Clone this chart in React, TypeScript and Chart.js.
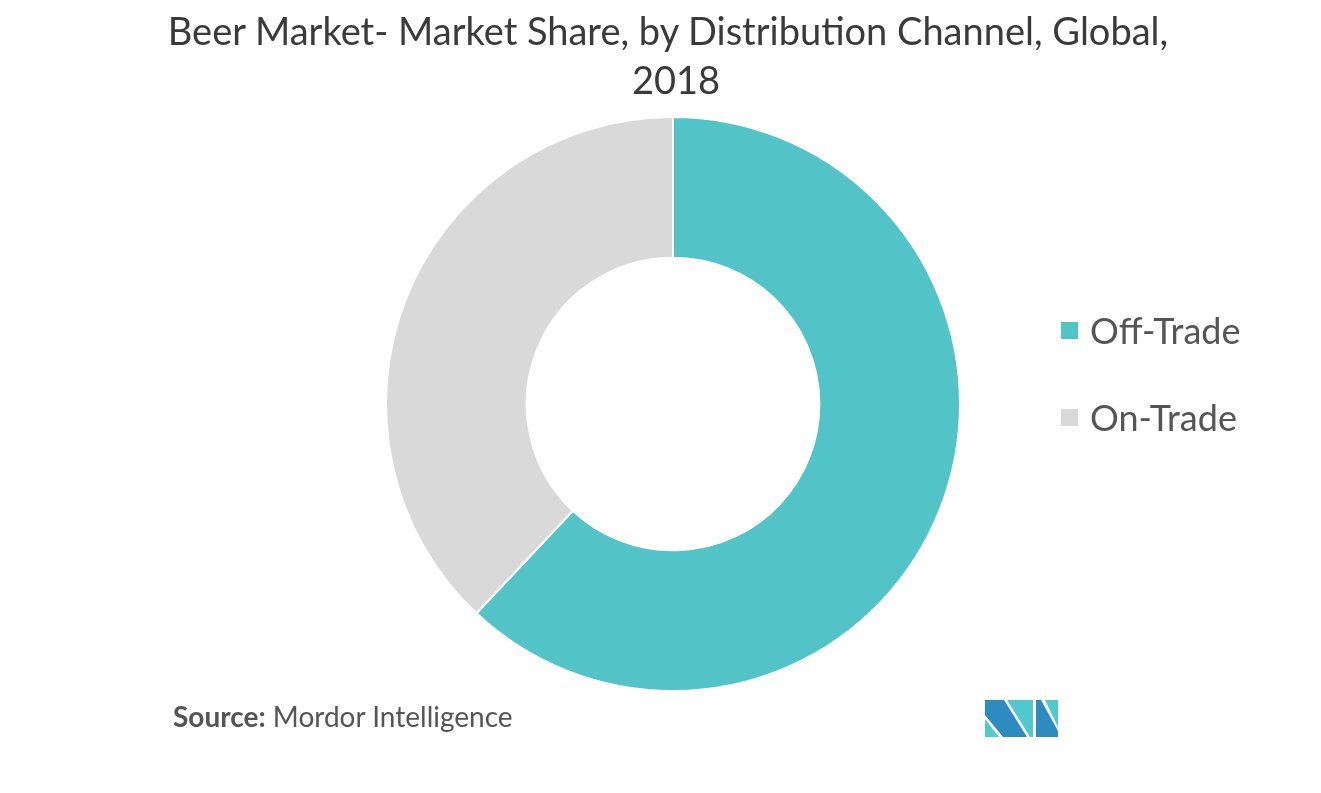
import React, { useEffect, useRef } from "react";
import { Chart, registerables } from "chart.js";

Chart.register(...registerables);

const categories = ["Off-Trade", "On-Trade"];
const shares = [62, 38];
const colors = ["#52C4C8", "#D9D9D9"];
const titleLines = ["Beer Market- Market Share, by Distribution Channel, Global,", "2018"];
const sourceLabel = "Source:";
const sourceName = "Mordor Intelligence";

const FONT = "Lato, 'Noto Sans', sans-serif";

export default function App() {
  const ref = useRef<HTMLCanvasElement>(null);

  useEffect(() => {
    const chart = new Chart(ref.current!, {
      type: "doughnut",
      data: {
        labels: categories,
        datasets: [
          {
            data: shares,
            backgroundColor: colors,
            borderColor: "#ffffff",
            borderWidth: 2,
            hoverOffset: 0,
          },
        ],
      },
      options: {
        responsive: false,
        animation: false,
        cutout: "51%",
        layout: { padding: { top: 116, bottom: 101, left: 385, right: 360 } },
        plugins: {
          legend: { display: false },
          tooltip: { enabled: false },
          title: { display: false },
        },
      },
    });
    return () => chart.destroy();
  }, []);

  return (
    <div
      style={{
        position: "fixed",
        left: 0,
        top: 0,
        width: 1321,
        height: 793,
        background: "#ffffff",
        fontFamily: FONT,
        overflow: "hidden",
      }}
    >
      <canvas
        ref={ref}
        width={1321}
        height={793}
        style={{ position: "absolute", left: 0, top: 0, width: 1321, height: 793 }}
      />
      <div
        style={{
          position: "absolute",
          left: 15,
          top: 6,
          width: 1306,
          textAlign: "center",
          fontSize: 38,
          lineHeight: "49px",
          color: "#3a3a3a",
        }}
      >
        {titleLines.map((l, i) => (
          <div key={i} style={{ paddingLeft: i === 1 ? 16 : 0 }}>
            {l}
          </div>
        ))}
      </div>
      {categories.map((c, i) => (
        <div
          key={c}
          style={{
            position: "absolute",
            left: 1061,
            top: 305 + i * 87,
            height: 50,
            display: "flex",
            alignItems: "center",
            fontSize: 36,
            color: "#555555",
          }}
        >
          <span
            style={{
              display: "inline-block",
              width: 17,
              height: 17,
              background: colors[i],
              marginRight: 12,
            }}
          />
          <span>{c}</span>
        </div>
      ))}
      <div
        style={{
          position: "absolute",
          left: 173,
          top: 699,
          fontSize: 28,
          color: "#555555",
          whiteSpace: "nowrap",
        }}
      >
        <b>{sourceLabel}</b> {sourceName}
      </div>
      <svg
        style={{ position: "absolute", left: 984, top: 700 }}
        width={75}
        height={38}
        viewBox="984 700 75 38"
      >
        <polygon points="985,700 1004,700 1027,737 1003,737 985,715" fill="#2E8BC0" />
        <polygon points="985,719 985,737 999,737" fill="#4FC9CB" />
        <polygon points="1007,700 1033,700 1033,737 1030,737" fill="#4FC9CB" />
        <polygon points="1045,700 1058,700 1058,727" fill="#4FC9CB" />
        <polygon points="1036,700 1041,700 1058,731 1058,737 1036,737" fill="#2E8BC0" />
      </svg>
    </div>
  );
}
= = =
### TO DO
Restate only the lines running from the start of the material above through the line containing "Chart.register(...registerables);", ends included. No pictures.

### ANSWER BELOW
Clone this chart in React, TypeScript and Chart.js.
import React, { useEffect, useRef } from "react";
import { Chart, registerables } from "chart.js";

Chart.register(...registerables);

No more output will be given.